GE Aerospace and Pratt & Whitney advance NGAP engine prototypes for Boeing F-47

XA100 adaptive cycle engine testbed

GE Aerospace

GE Aerospace and Pratt & Whitney have both cleared Assembly Readiness Reviews (ARR) for their competing adaptive cycle engines under the US Air Force’s Next Generation Adaptive Propulsion (NGAP) program, with the two milestones announced within three days of each other. 

Pratt & Whitney was first to announce, on May 8, 2026, that it had cleared the ARR for its XA103 design. GE Aerospace followed on May 11, 2026, with the same milestone for its XA102. Both engines are competing to power the Boeing F-47, the sixth-generation fighter at the heart of the Next Generation Air Dominance (NGAD) initiative awarded to Boeing in March 2025 as the eventual successor to the Lockheed Martin F-22 Raptor. 
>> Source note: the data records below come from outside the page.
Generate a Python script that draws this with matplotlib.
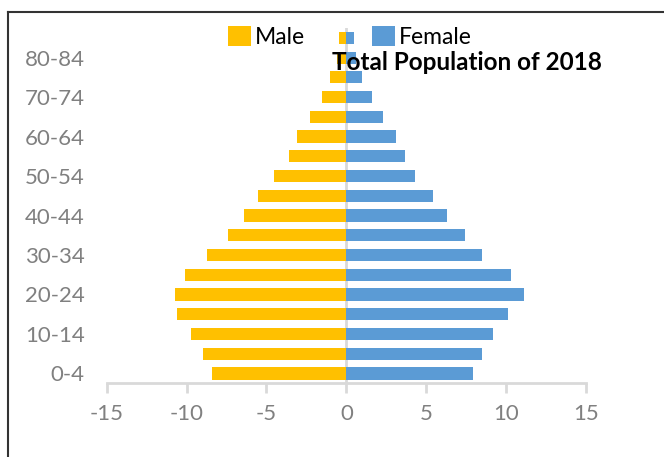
import matplotlib
matplotlib.use("Agg")
import matplotlib.pyplot as plt
from matplotlib.lines import Line2D
import numpy as np

age_groups = ["0-4", "5-9", "10-14", "15-19", "20-24", "25-29", "30-34", "35-39",
              "40-44", "45-49", "50-54", "55-59", "60-64", "65-69", "70-74",
              "75-79", "80-84", "85+"]
male = [-8.4, -9.0, -9.7, -10.6, -10.7, -10.1, -8.7, -7.4, -6.4, -5.5,
        -4.5, -3.6, -3.1, -2.3, -1.5, -1.0, -0.6, -0.45]
female = [7.9, 8.5, 9.2, 10.1, 11.1, 10.3, 8.5, 7.4, 6.3, 5.4,
          4.3, 3.7, 3.1, 2.3, 1.6, 1.0, 0.6, 0.45]
x_ticks = [-15, -10, -5, 0, 5, 10, 15]

MALE_COLOR = "#FFC000"
FEMALE_COLOR = "#5B9BD5"
TEXT_GRAY = "#808080"
AXIS_GRAY = "#D9D9D9"

plt.rcParams["font.family"] = ["Lato", "DejaVu Sans"]

fig = plt.figure(figsize=(6.64, 4.57), dpi=100)
ax = fig.add_axes([0.1607, 0.1613, 0.7218, 0.7774])

y = np.arange(len(age_groups))
ax.axvline(0, color=AXIS_GRAY, lw=2, zorder=0)
ax.barh(y, male, height=0.62, color=MALE_COLOR, label="Male", zorder=2)
ax.barh(y, female, height=0.62, color=FEMALE_COLOR, label="Female", zorder=2)

ax.set_xlim(-15, 15)
ax.set_ylim(-0.5, len(age_groups) - 0.5)
ax.set_xticks(x_ticks)
ax.set_xticklabels([str(t) for t in x_ticks])
ax.set_yticks(y[::2])
ax.set_yticklabels(age_groups[::2])

for side in ["top", "right", "left"]:
    ax.spines[side].set_visible(False)
ax.spines["bottom"].set_color(AXIS_GRAY)
ax.spines["bottom"].set_linewidth(2)

ax.tick_params(axis="x", colors=AXIS_GRAY, length=7, width=2, pad=8,
               labelcolor=TEXT_GRAY, labelsize=16)
ax.tick_params(axis="y", length=0, pad=16, labelcolor=TEXT_GRAY, labelsize=16)

fig.legend(loc="center", bbox_to_anchor=(0.527, 0.919), ncol=2, frameon=False,
           fontsize=16.5, handlelength=1.0, handleheight=1.0, handletextpad=0.2,
           columnspacing=2.9, borderpad=0)

fig.text(0.703, 0.864, "Total Population of 2018", ha="center", va="center",
         fontsize=17.5, fontweight="bold", color="black")

# outer chart frame, cut off at the right and bottom
fig.add_artist(Line2D([0.012, 0.012], [0.974, -0.1], color="#333333", lw=1.5))
fig.add_artist(Line2D([0.012, 1.1], [0.974, 0.974], color="#333333", lw=1.5))

fig.savefig("out.png", dpi=100)
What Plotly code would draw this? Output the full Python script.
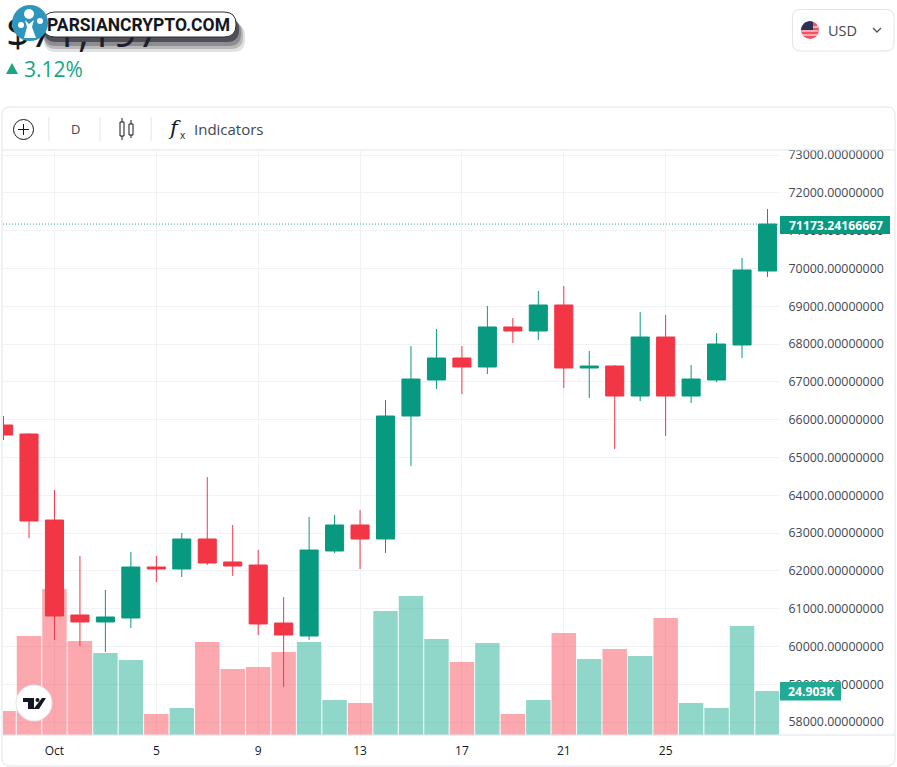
import plotly.graph_objects as go

W, H = 897, 767

dates = ["2024-09-29", "2024-09-30", "2024-10-01", "2024-10-02", "2024-10-03", "2024-10-04", "2024-10-05",
         "2024-10-06", "2024-10-07", "2024-10-08", "2024-10-09", "2024-10-10", "2024-10-11", "2024-10-12",
         "2024-10-13", "2024-10-14", "2024-10-15", "2024-10-16", "2024-10-17", "2024-10-18", "2024-10-19",
         "2024-10-20", "2024-10-21", "2024-10-22", "2024-10-23", "2024-10-24", "2024-10-25", "2024-10-26",
         "2024-10-27", "2024-10-28", "2024-10-29"]
opens = [65857, 65619, 63344, 60831, 60646, 60751, 62100, 62048, 62841, 62233, 62153, 60619, 60275, 62524, 63212,
         62841, 66095, 67048, 67630, 67392, 68450, 68344, 69032, 67365, 67418, 66624, 68185, 66624, 67048, 67974,
         69931]
highs = [66095, 65645, 64138, 62392, 61492, 62497, 62392, 63000, 64481, 63212, 62550, 61307, 63423, 63476, 63608,
         66519, 67947, 68397, 67947, 69005, 68688, 69402, 69534, 67815, 67444, 68847, 68767, 67444, 68291, 70275,
         71571]
lows = [65460, 62868, 60169, 60011, 59852, 60487, 61704, 61836, 62153, 61862, 60302, 58926, 60169, 62471, 62048,
        62471, 64772, 66810, 66677, 67206, 68026, 68106, 66836, 66571, 65222, 66492, 65566, 66439, 66995, 67630,
        69772]
closes = [65593, 63317, 60804, 60646, 60778, 62100, 62048, 62841, 62206, 62127, 60593, 60302, 62550, 63212, 62841,
          66095, 67074, 67630, 67392, 68450, 68344, 69032, 67365, 67418, 66624, 68185, 66624, 67074, 68000, 69958,
          71173.24]
volumes = [13.6, 56.0, 82.6, 53.2, 46.4, 42.5, 11.9, 15.3, 52.6, 37.4, 38.5, 47.0, 52.6, 19.8, 18.1, 70.2, 78.7,
           54.3, 41.3, 52.1, 11.9, 19.8, 57.7, 43.0, 48.7, 44.7, 66.2, 18.1, 15.3, 61.7, 24.903]

price_ticks = [58000, 59000, 60000, 61000, 62000, 63000, 64000, 65000, 66000, 67000, 68000, 69000, 70000, 71000,
               72000, 73000]
date_ticks = ["2024-10-01", "2024-10-05", "2024-10-09", "2024-10-13", "2024-10-17", "2024-10-21", "2024-10-25"]
date_labels = ["Oct", "5", "9", "13", "17", "21", "25"]

UP = "#089981"
DOWN = "#F23645"
UP_VOL = "rgba(12,168,140,0.46)"
DOWN_VOL = "rgba(248,57,73,0.44)"
BORDER = "#e0e3eb"
GRID = "#f0f2f5"
TEXT = "#434651"
FONT = "Open Sans"


# page pixels to paper fractions
def px(x):
    return x / W


def py(y):
    return 1 - y / H


def rect(x0, y0, x1, y1, **kw):
    return dict(type="rect", xref="paper", yref="paper", x0=px(x0), x1=px(x1), y0=py(y0), y1=py(y1), **kw)


def line(x0, y0, x1, y1, color=BORDER, width=1):
    return dict(type="line", xref="paper", yref="paper", x0=px(x0), x1=px(x1), y0=py(y0), y1=py(y1),
                line=dict(color=color, width=width))


def circle(cx, cy, r, **kw):
    return dict(type="circle", xref="paper", yref="paper", x0=px(cx - r), x1=px(cx + r), y0=py(cy + r), y1=py(cy - r), **kw)


def path(points, fill="white", color="rgba(0,0,0,0)", width=0, close=True):
    d = "M " + " L ".join(f"{px(x):.5f},{py(y):.5f}" for x, y in points) + (" Z" if close else "")
    return dict(type="path", xref="paper", yref="paper", path=d, fillcolor=fill, line=dict(color=color, width=width))


def rounded(x0, y0, x1, y1, r, **kw):
    d = (f"M {px(x0 + r):.5f},{py(y0):.5f} L {px(x1 - r):.5f},{py(y0):.5f} "
         f"Q {px(x1):.5f},{py(y0):.5f} {px(x1):.5f},{py(y0 + r):.5f} L {px(x1):.5f},{py(y1 - r):.5f} "
         f"Q {px(x1):.5f},{py(y1):.5f} {px(x1 - r):.5f},{py(y1):.5f} L {px(x0 + r):.5f},{py(y1):.5f} "
         f"Q {px(x0):.5f},{py(y1):.5f} {px(x0):.5f},{py(y1 - r):.5f} L {px(x0):.5f},{py(y0 + r):.5f} "
         f"Q {px(x0):.5f},{py(y0):.5f} {px(x0 + r):.5f},{py(y0):.5f} Z")
    return dict(type="path", xref="paper", yref="paper", path=d, **kw)


def label(x, y, text, size=14, color=TEXT, xanchor="left", family=FONT, **kw):
    return dict(xref="paper", yref="paper", x=px(x), y=py(y), text=text, showarrow=False, xanchor=xanchor,
                yanchor="middle", font=dict(size=size, color=color, family=family), **kw)


fig = go.Figure()

fig.add_trace(go.Bar(
    x=dates,
    y=volumes,
    marker=dict(color=[UP_VOL if c >= o else DOWN_VOL for o, c in zip(opens, closes)], line=dict(width=0)),
    xaxis="x",
    yaxis="y",
    hoverinfo="skip",
))

fig.add_trace(go.Candlestick(
    x=dates,
    open=opens,
    high=highs,
    low=lows,
    close=closes,
    increasing=dict(line=dict(color=UP, width=1), fillcolor=UP),
    decreasing=dict(line=dict(color=DOWN, width=1), fillcolor=DOWN),
    whiskerwidth=0,
    xaxis="x",
    yaxis="y2",
))

shapes = [
    # card and toolbar
    rounded(2, 107, 895, 766, 8, line=dict(color=BORDER, width=1), fillcolor="white", layer="below"),
    line(3, 150, 895, 150),
    line(3, 735, 895, 735),
    line(49, 117, 49, 141),
    line(100, 117, 100, 141),
    line(151, 117, 151, 141),
    # plus icon
    circle(23.5, 129.5, 10, line=dict(color="#131722", width=1), fillcolor="white"),
    line(18, 129.5, 29, 129.5, "#131722"),
    line(23.5, 124, 23.5, 135, "#131722"),
    # candle icon
    rect(120, 122, 124, 136, line=dict(color="#131722", width=1), fillcolor="white"),
    line(122, 118, 122, 122, "#131722"),
    line(122, 136, 122, 140, "#131722"),
    rect(129, 124, 133, 135, line=dict(color="#131722", width=1), fillcolor="white"),
    line(131, 120, 131, 124, "#131722"),
    line(131, 135, 131, 138, "#131722"),
    # price line
    dict(type="line", xref="paper", yref="y2", x0=px(3), x1=px(779), y0=closes[-1], y1=closes[-1],
         line=dict(color="#22ab94", width=1, dash="1px,2px")),
    # currency button
    rounded(792.5, 9.5, 894, 51, 8, line=dict(color=BORDER, width=1), fillcolor="white"),
    circle(810, 30, 9, line=dict(width=0), fillcolor="#f4525f"),
    line(802, 27, 818, 27, "#f6d5d8", 1.4),
    line(801.5, 31, 818.5, 31, "#f6d5d8", 1.4),
    line(802.5, 35, 817.5, 35, "#f6d5d8", 1.4),
    path([(801, 30), (802, 26), (805, 22.5), (810, 21), (813, 22), (813, 30)], fill="#2b3157"),
    path([(873, 28), (877, 32), (881, 28)], fill="rgba(0,0,0,0)", color="#50535e", width=1.3, close=False),
    # arrow
    path([(6, 74), (12, 63), (18, 74)], fill="#1aa583"),
    # headline price sits in a shape label so the watermark can cover it
    rect(3, 5, 170, 61, line=dict(width=0), fillcolor="rgba(0,0,0,0)",
         label=dict(text="$71,197", textposition="middle left", padding=0,
                    font=dict(size=42, color="#131722", family=FONT))),
    # watermark shadow, layered
    rounded(44, 24, 245, 52, 12, line=dict(width=0), fillcolor="rgba(40,40,50,0.14)"),
    rounded(44, 22, 243, 49, 12, line=dict(width=0), fillcolor="rgba(40,40,50,0.22)"),
    rounded(44, 20, 241, 46, 12, line=dict(width=0), fillcolor="rgba(40,40,50,0.3)"),
    rounded(44, 17, 239, 42, 12, line=dict(width=0), fillcolor="rgba(30,30,40,0.55)"),
    rounded(43, 12, 236, 37, 12, line=dict(color="#333", width=1), fillcolor="white"),
    circle(30, 23, 18, line=dict(width=0), fillcolor="#2e96bd"),
    circle(29, 14, 5, line=dict(width=0), fillcolor="white"),
    circle(21, 25, 3, line=dict(width=0), fillcolor="white"),
    circle(40, 21, 3, line=dict(width=0), fillcolor="white"),
    path([(24, 38), (27, 27), (25, 20), (29, 24), (34, 20), (32, 27), (36, 38)], fill="white"),
    # tradingview badge
    circle(34, 703, 18, line=dict(color="#e4e7ec", width=1), fillcolor="white"),
    path([(23, 698), (34, 698), (34, 709), (28, 709), (28, 702), (23, 702)], fill="#131722"),
    path([(42, 698), (46, 698), (39, 709), (33.5, 709)], fill="#131722"),
    circle(37.5, 700, 2, line=dict(width=0), fillcolor="#131722"),
    # value tags
    rect(780, 216, 890, 234, line=dict(width=0), fillcolor=UP),
    rect(780, 682, 841, 700.5, line=dict(width=0), fillcolor="#22ab94"),
]

annotations = [
    label(45, 25, "<b>PARSIANCRYPTO.COM</b>", size=17.5, color="#131722", family="Roboto"),
    label(22, 69, "3.12%", size=21, color="#1aa583"),
    label(826, 30, "USD", size=14.5),
    label(75, 129, "D", size=13, xanchor="center"),
    label(166, 128, "<i>f</i>", size=21, color="#131722", family="DejaVu Serif"),
    label(178, 135, "x", size=10, color="#131722"),
    label(192, 129, "Indicators", size=15),
    label(787, 225, "<b>71173.24166667</b>", size=12.2, color="white"),
    label(786, 691, "<b>24.903K</b>", size=12.2, color="white"),
]

fig.update_layout(
    width=W,
    height=H,
    margin=dict(l=0, r=0, t=0, b=0, autoexpand=False),
    paper_bgcolor="white",
    plot_bgcolor="rgba(0,0,0,0)",
    showlegend=False,
    bargap=0.04,
    boxgap=0.29,
    boxgroupgap=0,
    font=dict(family=FONT, color=TEXT),
    shapes=shapes,
    annotations=annotations,
    xaxis=dict(
        domain=[px(3), px(779)],
        type="date",
        range=["2024-09-28 23:30", "2024-10-29 10:50"],
        tickmode="array",
        tickvals=date_ticks,
        ticktext=date_labels,
        tickfont=dict(size=12, color="#131722"),
        ticks="outside",
        ticklen=5,
        tickcolor="rgba(0,0,0,0)",
        showgrid=True,
        gridcolor=GRID,
        gridwidth=1,
        zeroline=False,
        showline=False,
        rangeslider=dict(visible=False),
    ),
    yaxis=dict(
        domain=[py(735), py(151)],
        range=[0, 330.5],
        visible=False,
        showgrid=False,
        fixedrange=True,
    ),
    yaxis2=dict(
        domain=[py(735), py(151)],
        overlaying="y",
        side="right",
        anchor="x",
        range=[57656, 73106],
        tickmode="array",
        tickvals=price_ticks,
        ticktext=[f"{v:.8f}" for v in price_ticks],
        tickfont=dict(size=12.4, color=TEXT),
        ticks="outside",
        ticklen=6,
        tickcolor="rgba(0,0,0,0)",
        showgrid=True,
        gridcolor=GRID,
        gridwidth=1,
        zeroline=False,
        showline=False,
    ),
)

fig.write_html("out.html", config=dict(displayModeBar=False), post_script="document.body.style.margin='0';")
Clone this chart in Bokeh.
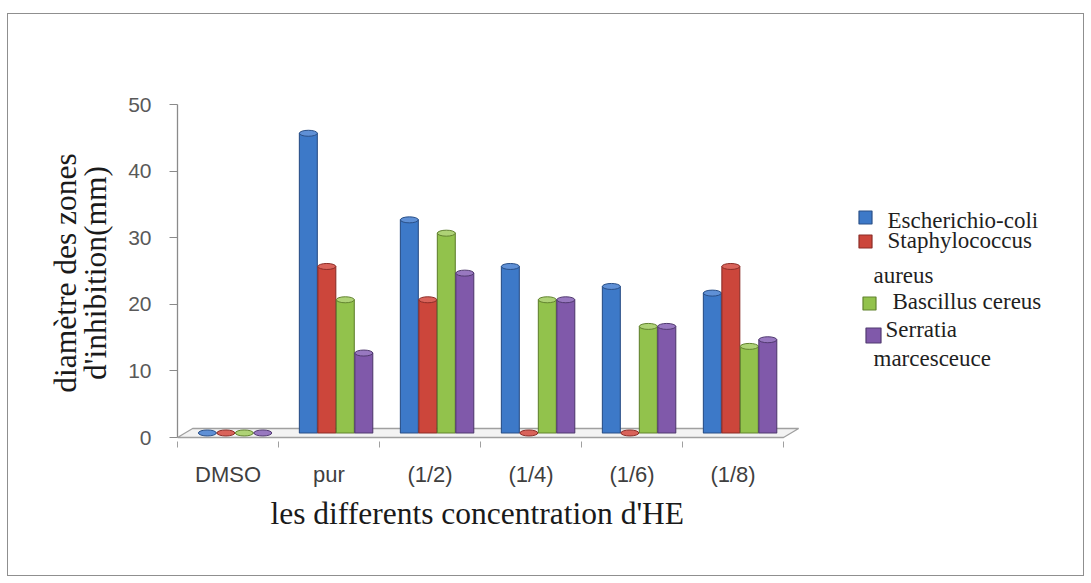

Digital-first development  

(Credit: GE Aviation)

The ARR is designed to validate that each engine’s design, manufacturing processes, and supply chain are mature enough to begin building a full-scale demonstrator. Both companies said the milestone keeps their respective programs on schedule for the next contract phase. Pratt & Whitney said it expects to finish assembling an XA103 prototype in the late 2020s, with ground testing to follow shortly afterwards. GE Aerospace said it expects the Air Force to award the next phase later this year. 

The two manufacturers stated that each review made extensive use of fully digital engine models, with each company highlighting a model-based definition approach connecting design, manufacturing, and inspection within a single digital framework. 

The ARR milestone follows the Detailed Design Reviews completed by both contractors in early 2025, backed by a $3.5 billion contract award from the US Department of Defense to fund prototype development through both competitors. 

The US Air Force has requested $514 million for NGAP in its fiscal 2027 budget, roughly $187 million more than the previous year, explicitly to maintain competitive prototyping.